Leggo che ogni poco ci battiamo per ricevere patetici aumenti di pochi spiccioli in fondo al mese, niente premi, tassazioni assurde e costanti, straordinari e festivi ultra-tassati e sottopagati, scatti di fascia che richiedono decadi prima di poterle richiedere.
Insomma, un insieme di circostanze che spingono un qualunque dipendente a valutare l’uscita dalla sua azienda per cercare maggiore fortuna e gratificazione altrove. Le pacche sulle spalle non interessano più a nessuno e oltremodo anche quelle scarseggiano come l’acqua nel deserto.
Qual è il senso di tutto questo?
L’acqua scorre inesorabile, le cose passano e cambiano. Da sempre mancano infermieri ovunque, ma adesso questi oltretutto fuggono e le università non hanno i numeri per colmare le lacune. Nessuno ci viene incontro, gli infermieri sono esausti, saturi di un sistema che non funziona, stanchi di chinare la testa aspettando la loro razione giornaliera di provviste che li fa sopravvivere invece di vivere.
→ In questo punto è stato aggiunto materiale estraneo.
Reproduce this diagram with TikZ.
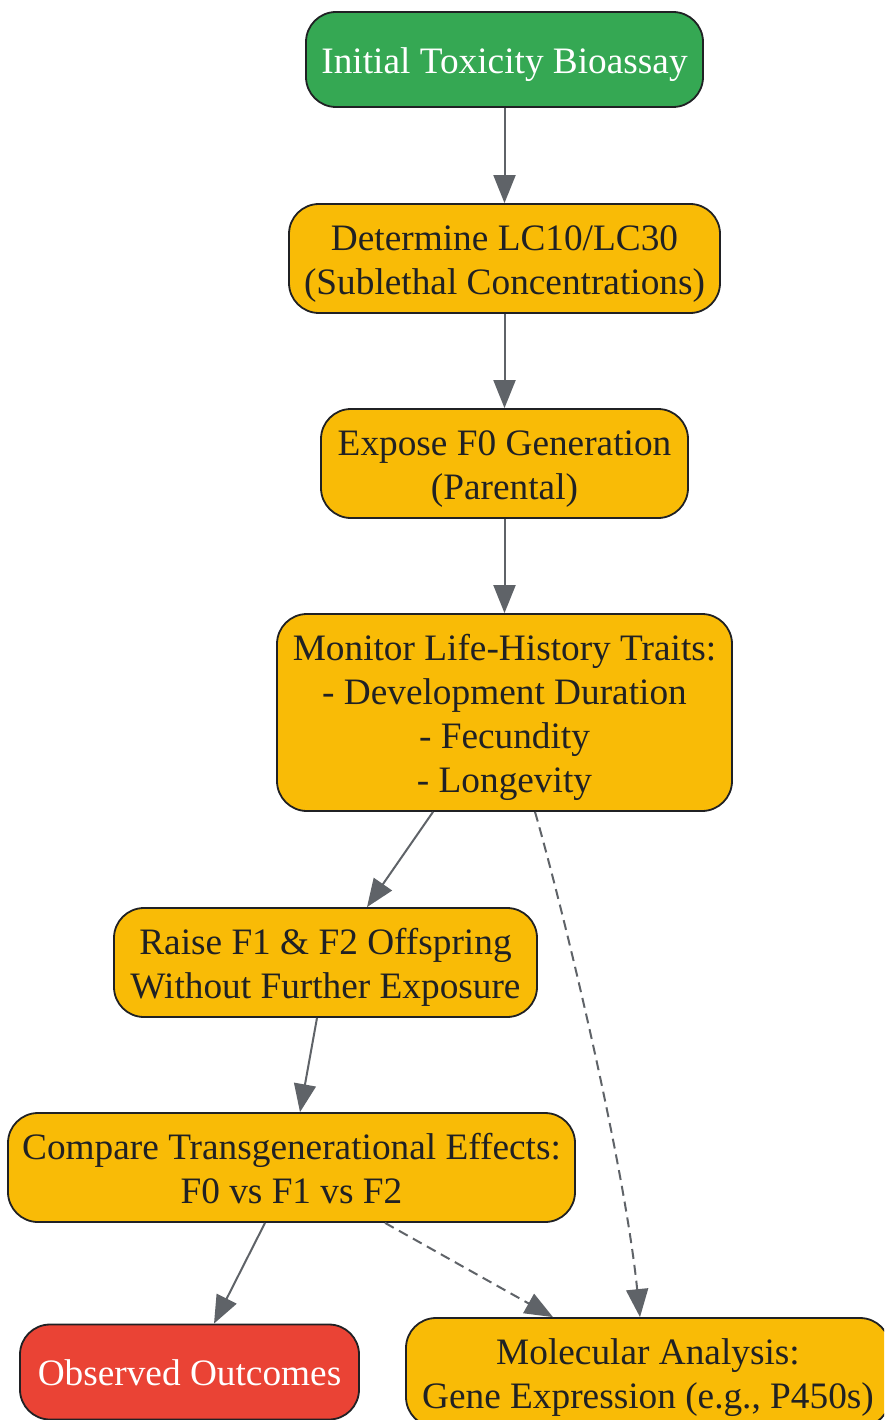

Cosa dovrà succedere prima che il sistema imploda su sé stesso o il SSN collassi definitivamente? Credo sia arrivato il momento che le istituzioni la smettano di fare orecchie da mercante girando la testa dall’altra parte sminuendo o non prendendo minimamente in considerazione problemi che diventano via via sempre più insormontabili. Ne va del benessere di tutti.
In un futuro più o meno lontano a nessuno farebbe piacere recarsi al Pronto soccorso con un proprio caro che si sente male e non poter avere accesso alle cure perché la mancanza di personale lo impedisce. Eppure, è proprio lì che si sta dirigendo la sanità pubblica, verso una spremitura dei dipendenti che ne fanno parte, noncurante dello stress che gli causa, garantendo sempre meno efficienza in termini di cure e vedendosi sfuggire professionisti che non hanno la minima intenzione di barattare il loro tempo per pochi soldi e gratificazioni inesistenti in relazione alle responsabilità.
Sono stati abrogati i mansionari, è stato istituito un profilo, un percorso di studi strutturato, un codice deontologico, non sarebbe forse il momento di garantire una dignità e un riconoscimento adeguato a questa professione? Riflettiamoci, facciamolo tutti insieme, meritiamo di meglio.